Aim:
Restate the full listing word for word and leave the pictures out.

Data shown:
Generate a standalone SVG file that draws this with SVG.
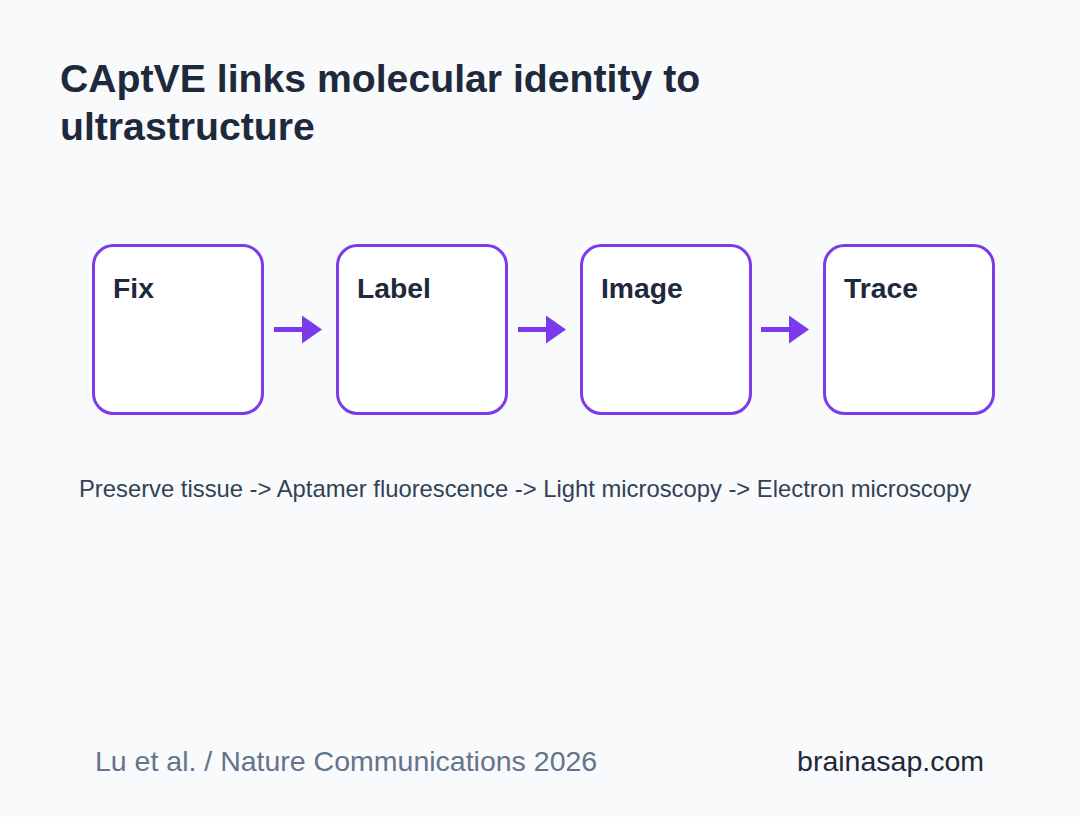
<svg xmlns="http://www.w3.org/2000/svg" width="1080" height="817" viewBox="0 0 1080 817">
<defs>
<style>
.t{font-family:"Liberation Sans",Arial,sans-serif;font-weight:bold;font-size:39.2px;fill:#1e293b}
.box{fill:#ffffff;stroke:#7c3aed;stroke-width:3}
.lbl{font-family:"Liberation Sans",Arial,sans-serif;font-weight:bold;font-size:28.3px;fill:#1e293b}
.cap{font-family:"Liberation Sans",Arial,sans-serif;font-size:23.8px;fill:#334155}
.ft{font-family:"Liberation Sans",Arial,sans-serif;font-size:28.5px}
.ln{stroke:#7c3aed;stroke-width:5;fill:none}
.ah{fill:#7c3aed}
</style>
</defs>
<rect width="1080" height="817" fill="#f8fafc"/>
<text class="t" x="60" y="92">CAptVE links molecular identity to</text>
<text class="t" x="60" y="140">ultrastructure</text>
<g id="node-fix"><rect class="box" x="93.5" y="245.5" width="169" height="168" rx="20"/><text class="lbl" x="113" y="298">Fix</text></g>
<g id="node-label"><rect class="box" x="337.5" y="245.5" width="169" height="168" rx="20"/><text class="lbl" x="357" y="298">Label</text></g>
<g id="node-image"><rect class="box" x="581.5" y="245.5" width="169" height="168" rx="20"/><text class="lbl" x="601" y="298">Image</text></g>
<g id="node-trace"><rect class="box" x="824.5" y="245.5" width="169" height="168" rx="20"/><text class="lbl" x="844" y="298">Trace</text></g>
<g id="connectors">
<line class="ln" x1="274" y1="329.5" x2="305" y2="329.5"/><polygon class="ah" points="302,315.5 322,329.5 302,343.5"/>
<line class="ln" x1="518" y1="329.5" x2="549" y2="329.5"/><polygon class="ah" points="546,315.5 566,329.5 546,343.5"/>
<line class="ln" x1="761" y1="329.5" x2="792" y2="329.5"/><polygon class="ah" points="789,315.5 809,329.5 789,343.5"/>
</g>
<text class="cap" x="79" y="497">Preserve tissue -&gt; Aptamer fluorescence -&gt; Light microscopy -&gt; Electron microscopy</text>
<text class="ft" x="95" y="771" fill="#64748b">Lu et al. / Nature Communications 2026</text>
<text class="ft" x="984" y="771" fill="#1e293b" text-anchor="end">brainasap.com</text>
</svg>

Exercise result:
Generate a standalone SVG file that draws this with SVG.
<svg xmlns="http://www.w3.org/2000/svg" width="1080" height="817" viewBox="0 0 1080 817">
<defs>
<style>
.t{font-family:"Liberation Sans",Arial,sans-serif;font-weight:bold;font-size:39.2px;fill:#1e293b}
.box{fill:#ffffff;stroke:#7c3aed;stroke-width:3}
.lbl{font-family:"Liberation Sans",Arial,sans-serif;font-weight:bold;font-size:28.3px;fill:#1e293b}
.cap{font-family:"Liberation Sans",Arial,sans-serif;font-size:23.8px;fill:#334155}
.ft{font-family:"Liberation Sans",Arial,sans-serif;font-size:28.5px}
.ln{stroke:#7c3aed;stroke-width:5;fill:none}
.ah{fill:#7c3aed}
</style>
</defs>
<rect width="1080" height="817" fill="#f8fafc"/>
<text class="t" x="60" y="92">CAptVE links molecular identity to</text>
<text class="t" x="60" y="140">ultrastructure</text>
<g id="node-fix"><rect class="box" x="93.5" y="245.5" width="169" height="168" rx="20"/><text class="lbl" x="113" y="298">Fix</text></g>
<g id="node-label"><rect class="box" x="337.5" y="245.5" width="169" height="168" rx="20"/><text class="lbl" x="357" y="298">Label</text></g>
<g id="node-image"><rect class="box" x="581.5" y="245.5" width="169" height="168" rx="20"/><text class="lbl" x="601" y="298">Image</text></g>
<g id="node-trace"><rect class="box" x="824.5" y="245.5" width="169" height="168" rx="20"/><text class="lbl" x="844" y="298">Trace</text></g>
<g id="connectors">
<line class="ln" x1="274" y1="329.5" x2="305" y2="329.5"/><polygon class="ah" points="302,315.5 322,329.5 302,343.5"/>
<line class="ln" x1="518" y1="329.5" x2="549" y2="329.5"/><polygon class="ah" points="546,315.5 566,329.5 546,343.5"/>
<line class="ln" x1="761" y1="329.5" x2="792" y2="329.5"/><polygon class="ah" points="789,315.5 809,329.5 789,343.5"/>
</g>
<text class="cap" x="79" y="497">Preserve tissue -&gt; Aptamer fluorescence -&gt; Light microscopy -&gt; Electron microscopy</text>
<text class="ft" x="95" y="771" fill="#64748b">Lu et al. / Nature Communications 2026</text>
<text class="ft" x="984" y="771" fill="#1e293b" text-anchor="end">brainasap.com</text>
</svg>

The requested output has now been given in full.